L’Europe, terre d’asile ou tombeau?
Radio-Canada
En Méditerranée, mais aussi dans l’est, à la frontière du Bélarus, l’Union européenne (UE) est confrontée à l’afflux de migrants prêts à risquer leur vie pour l'atteindre.
Pourquoi les Européens ne réussissent-ils pas à s'entendre sur une politique commune pour régir ces mouvements migratoires? Nous en avons discuté avec Catherine Wihtol de Wenden, directrice de recherche émérite au Centre national de la recherche scientifique (CNRS), à Paris, et spécialiste de la question migratoire.
L’Europe attire parce qu'elle est proche de pays beaucoup plus pauvres de l'autre côté de la Méditerranée. On la voit à la télévision, sur les portables et autres moyens de communication. C'est une destination recherchée, mais difficile d'accès à cause du système de visas et des politiques de dissuasion et de répression.
Or, plus on ferme les frontières, plus on a de passeurs. Donc, aujourd'hui, en Italie et en Grèce, on a des passages, puis on a Calais, géré par les accords du Touquet conclus en 2003, en vertu desquels la France fait le contrôle de la frontière pour le compte du Royaume-Uni, moyennant un financement anglais. Et ça, ça n'a pas changé, malgré le Brexit.
« C'est une situation qui est hors de tout droit, mortifère, et qui fait prospérer les passeurs. Parce que plus les frontières sont difficiles à franchir, plus l'économie du voyage prospère, et plus il y a de morts. »
Cela ne fonctionne pas parce que les gens sont très déterminés. Ils sont presque arrivés. Quand on est venu à pied d'Afghanistan, comme j'en ai déjà vu, on ne va pas abandonner pour 30 km. Ils veulent aller jusqu'au bout.
Aujourd'hui, le projet de la préfecture et de la mairie, c'est de leur rendre la vie impossible. Les tentes sont lacérées, alors qu’il fait froid à Calais, il y a de l'humidité et beaucoup de pluie. Les gens sont chassés, parce qu'il ne faut surtout pas d'incitation à la réinstallation.

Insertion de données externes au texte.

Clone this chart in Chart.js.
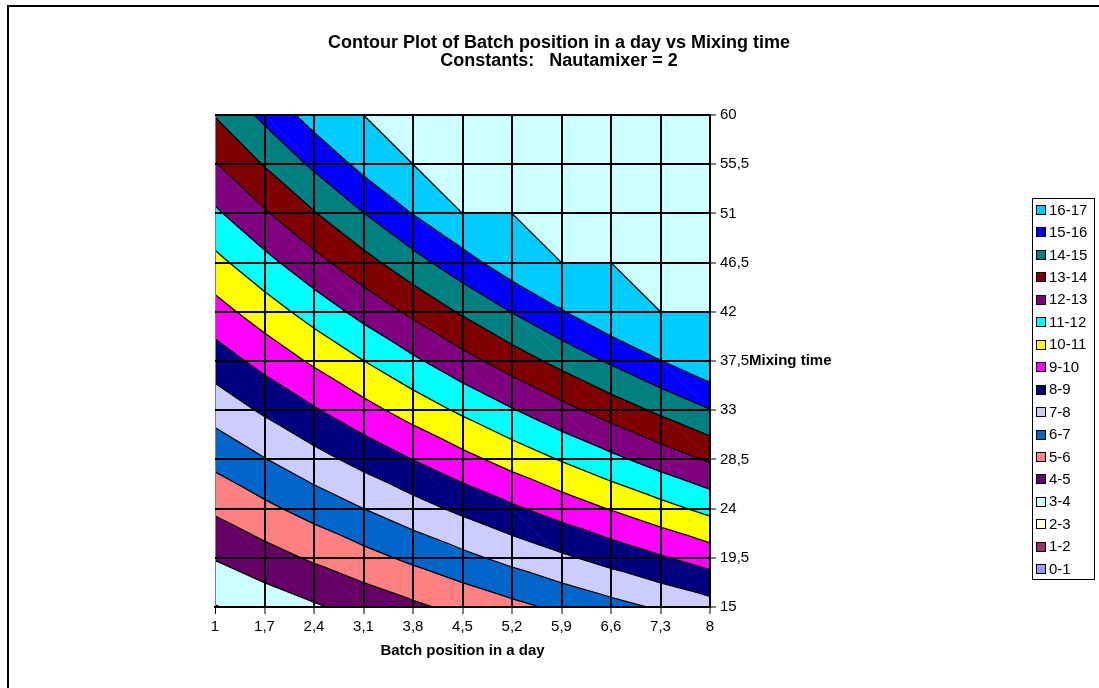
<!DOCTYPE html>
<html><head><meta charset="utf-8">
<script src="https://cdn.jsdelivr.net/npm/chart.js@4.4.1/dist/chart.umd.min.js"></script>
<style>html,body{margin:0;padding:0;background:#fff;}canvas{display:block;}</style>
</head><body>
<canvas id="c" width="1099" height="688"></canvas>
<script>
// ---- data ----
const xCategories = [1, 1.7, 2.4, 3.1, 3.8, 4.5, 5.2, 5.9, 6.6, 7.3, 8];
const yCategories = [15, 19.5, 24, 28.5, 33, 37.5, 42, 46.5, 51, 55.5, 60];
// one row per Mixing time (15 -> 60), one value per Batch position (1 -> 8)
const z15   = [2.95, 3.41, 3.88, 4.34, 4.81, 5.27, 5.74, 6.20, 6.67, 7.13, 7.60];
const z19_5 = [4.06, 4.60, 5.14, 5.67, 6.21, 6.75, 7.29, 7.83, 8.36, 8.90, 9.44];
const z24   = [5.17, 5.78, 6.39, 7.00, 7.61, 8.23, 8.84, 9.45, 10.06, 10.67, 11.28];
const z28_5 = [6.28, 6.96, 7.65, 8.33, 9.02, 9.70, 10.38, 11.07, 11.75, 12.44, 13.12];
const z33   = [7.39, 8.15, 8.90, 9.66, 10.42, 11.18, 11.93, 12.69, 13.45, 14.20, 14.96];
const z37_5 = [8.50, 9.33, 10.16, 10.99, 11.82, 12.65, 13.48, 14.31, 15.14, 15.97, 16.80];
const z42   = [9.61, 10.51, 11.42, 12.32, 13.22, 14.13, 15.03, 15.93, 16.84, 17.74, 18.64];
const z46_5 = [10.72, 11.70, 12.67, 13.65, 14.63, 15.60, 16.58, 17.55, 18.53, 19.51, 20.48];
const z51   = [11.83, 12.88, 13.93, 14.98, 16.03, 17.08, 18.13, 19.18, 20.23, 21.27, 22.32];
const z55_5 = [12.94, 14.06, 15.19, 16.31, 17.43, 18.55, 19.68, 20.80, 21.92, 23.04, 24.17];
const z60   = [14.05, 15.25, 16.44, 17.64, 18.83, 20.03, 21.22, 22.42, 23.61, 24.81, 26.01];
const zRows = [z15, z19_5, z24, z28_5, z33, z37_5, z42, z46_5, z51, z55_5, z60];

const bandLabels = ['0-1','1-2','2-3','3-4','4-5','5-6','6-7','7-8','8-9','9-10','10-11','11-12','12-13','13-14','14-15','15-16','16-17'];
const bandColors = ['#9999FF','#993366','#FFFFCC','#CCFFFF','#660066','#FF8080','#0066CC','#CCCCFF','#000080','#FF00FF','#FFFF00','#00FFFF','#800080','#800000','#008080','#0000FF','#00CCFF'];
const overColor = '#CCFFFF';
const zMax = 17;

const titleLines = ['Contour Plot of Batch position in a day vs Mixing time', 'Constants:   Nautamixer = 2'];
const xTitle = 'Batch position in a day';
const yTitle = 'Mixing time';

const FONT = "'Liberation Sans', Arial, sans-serif";

function clip(poly, level, keepAbove) {
  const out = [];
  for (let k = 0; k < poly.length; k++) {
    const a = poly[k], b = poly[(k + 1) % poly.length];
    const ina = keepAbove ? a.z >= level : a.z <= level;
    const inb = keepAbove ? b.z >= level : b.z <= level;
    if (ina) out.push(a);
    if (ina !== inb) {
      const t = (level - a.z) / (b.z - a.z);
      out.push({x: a.x + t * (b.x - a.x), y: a.y + t * (b.y - a.y), z: level});
    }
  }
  return out;
}

const contourPlugin = {
  id: 'contour',
  beforeDatasetsDraw(chart) {
    const {ctx, chartArea: ca, scales} = chart;
    const xs = scales.x, ys = scales.y;
    const px = p => [xs.getPixelForValue(p.x), ys.getPixelForValue(p.y)];
    const tris = [];
    const v = (i, j) => ({x: xCategories[i], y: yCategories[j], z: Math.min(zMax, zRows[j][i])});
    for (let j = 0; j < yCategories.length - 1; j++) {
      for (let i = 0; i < xCategories.length - 1; i++) {
        const BL = v(i, j), BR = v(i + 1, j), TR = v(i + 1, j + 1), TL = v(i, j + 1);
        tris.push([TL, BL, BR], [TL, TR, BR]);
      }
    }
    ctx.save();
    ctx.beginPath();
    ctx.rect(ca.left, ca.top, ca.right - ca.left, ca.bottom - ca.top);
    ctx.clip();
    const fillPoly = (poly, color) => {
      const pts = poly.map(px);
      let area = 0;
      for (let k = 0; k < pts.length; k++) {
        const a = pts[k], b = pts[(k + 1) % pts.length];
        area += a[0] * b[1] - b[0] * a[1];
      }
      if (Math.abs(area) < 0.05) return;
      ctx.beginPath();
      pts.forEach((p, k) => k ? ctx.lineTo(p[0], p[1]) : ctx.moveTo(p[0], p[1]));
      ctx.closePath();
      ctx.fillStyle = color; ctx.strokeStyle = color; ctx.lineWidth = 0.7;
      ctx.fill(); ctx.stroke();
    };
    for (const t of tris) {
      if (t.every(p => p.z >= zMax)) { fillPoly(t, overColor); continue; }
      for (let b = 0; b < bandColors.length; b++) {
        let poly = clip(t, b, true);
        if (poly.length < 3) continue;
        poly = clip(poly, b + 1, false);
        if (poly.length >= 3) fillPoly(poly, bandColors[b]);
      }
    }
    // contour lines
    ctx.strokeStyle = '#000';
    ctx.lineWidth = 1.3;
    ctx.lineJoin = 'round';
    for (const t of tris) {
      for (let L = 1; L <= zMax; L++) {
        const pts = [];
        for (let k = 0; k < 3; k++) {
          const a = t[k], b = t[(k + 1) % 3];
          if ((a.z - L) * (b.z - L) < 0) {
            const s = (L - a.z) / (b.z - a.z);
            pts.push({x: a.x + s * (b.x - a.x), y: a.y + s * (b.y - a.y)});
          }
          if (a.z === L) pts.push({x: a.x, y: a.y});
        }
        if (pts.length === 2) {
          const p1 = px(pts[0]), p2 = px(pts[1]);
          ctx.beginPath(); ctx.moveTo(p1[0], p1[1]); ctx.lineTo(p2[0], p2[1]); ctx.stroke();
        }
      }
    }
    ctx.restore();
  },
  afterDraw(chart) {
    const {ctx, chartArea: ca, scales} = chart;
    ctx.save();
    // outer frame
    ctx.strokeStyle = '#000'; ctx.lineWidth = 2;
    ctx.strokeRect(8, 6, 1300, 900);
    // title
    ctx.fillStyle = '#000';
    ctx.textAlign = 'center'; ctx.textBaseline = 'middle';
    ctx.font = 'bold 18px ' + FONT;
    ctx.fillText(titleLines[0], 559, 43);
    ctx.fillText(titleLines[1], 559, 61);
    // x title
    ctx.font = 'bold 15px ' + FONT;
    ctx.fillText(xTitle, (ca.left + ca.right) / 2, 651);
    // y title next to the 37,5 tick label
    ctx.textAlign = 'left';
    const yMid = scales.y.getPixelForValue(yCategories[5]);
    ctx.fillText(yTitle, 749, yMid);
    // legend
    const lx = 1032, ly = 198, lw = 62, lh = 381;
    ctx.lineWidth = 1; ctx.strokeStyle = '#000';
    ctx.strokeRect(lx + 0.5, ly + 0.5, lw, lh);
    ctx.font = '15px ' + FONT;
    ctx.textBaseline = 'middle';
    const n = bandLabels.length;
    for (let k = 0; k < n; k++) {
      const b = n - 1 - k;
      const cy = 210 + k * 22.45;
      ctx.fillStyle = bandColors[b];
      ctx.fillRect(1036.5, Math.round(cy) - 4.5, 9, 9);
      ctx.strokeRect(1036.5, Math.round(cy) - 4.5, 9, 9);
      ctx.fillStyle = '#000';
      ctx.fillText(bandLabels[b], 1049, cy + 0.5);
    }
    ctx.restore();
  }
};

const fmt = v => String(Math.round(v * 10) / 10).replace('.', ',');

new Chart(document.getElementById('c'), {
  type: 'scatter',
  data: {datasets: []},
  options: {
    responsive: false,
    animation: false,
    devicePixelRatio: 1,
    layout: {padding: {left: 215, top: 115, right: 0, bottom: 0}},
    plugins: {legend: {display: false}, title: {display: false}, tooltip: {enabled: false}},
    scales: {
      x: {
        type: 'linear', position: 'bottom', min: 1, max: 8,
        afterBuildTicks: s => { s.ticks = xCategories.map(v => ({value: v})); },
        afterFit: s => { s.height = 81; },
        ticks: {callback: v => fmt(v), color: '#000', font: {family: FONT, size: 15}, padding: 4, maxRotation: 0, autoSkip: false},
        grid: {color: c => c.index === 0 ? '#808080' : '#000', lineWidth: c => c.index === 0 ? 1 : 2, tickLength: 7, tickColor: '#000', tickWidth: 1, z: 1},
        border: {display: true, color: '#000', width: 2, z: 1}
      },
      y: {
        type: 'linear', position: 'right', min: 15, max: 60,
        afterBuildTicks: s => { s.ticks = yCategories.map(v => ({value: v})); },
        afterFit: s => { s.width = 389; },
        ticks: {callback: v => fmt(v), color: '#000', font: {family: FONT, size: 15}, padding: 4, autoSkip: false},
        grid: {color: '#000', lineWidth: 2, tickLength: 6, tickColor: '#000', tickWidth: 1, z: 1},
        border: {display: true, color: '#000', width: 2, z: 1}
      }
    }
  },
  plugins: [contourPlugin]
});
</script>
</body></html>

Leur philosophie, c'est plus on les accueille mal, moins ils viendront. Ce qui est faux, puisque Calais est en face de Douvres, et ces gens veulent aller en Angleterre parce que souvent ils parlent anglais, qu’il n'y a pas de contrôles d'identité en Angleterre et que les demandeurs d'asile peuvent y travailler.
Ils veulent aller en Angleterre et ils y sont tellement déterminés que même si les conditions sont très mauvaises du côté de la France, ils vont continuer à vouloir y aller. C'est très, très clair : la dissuasion ne fonctionne pas.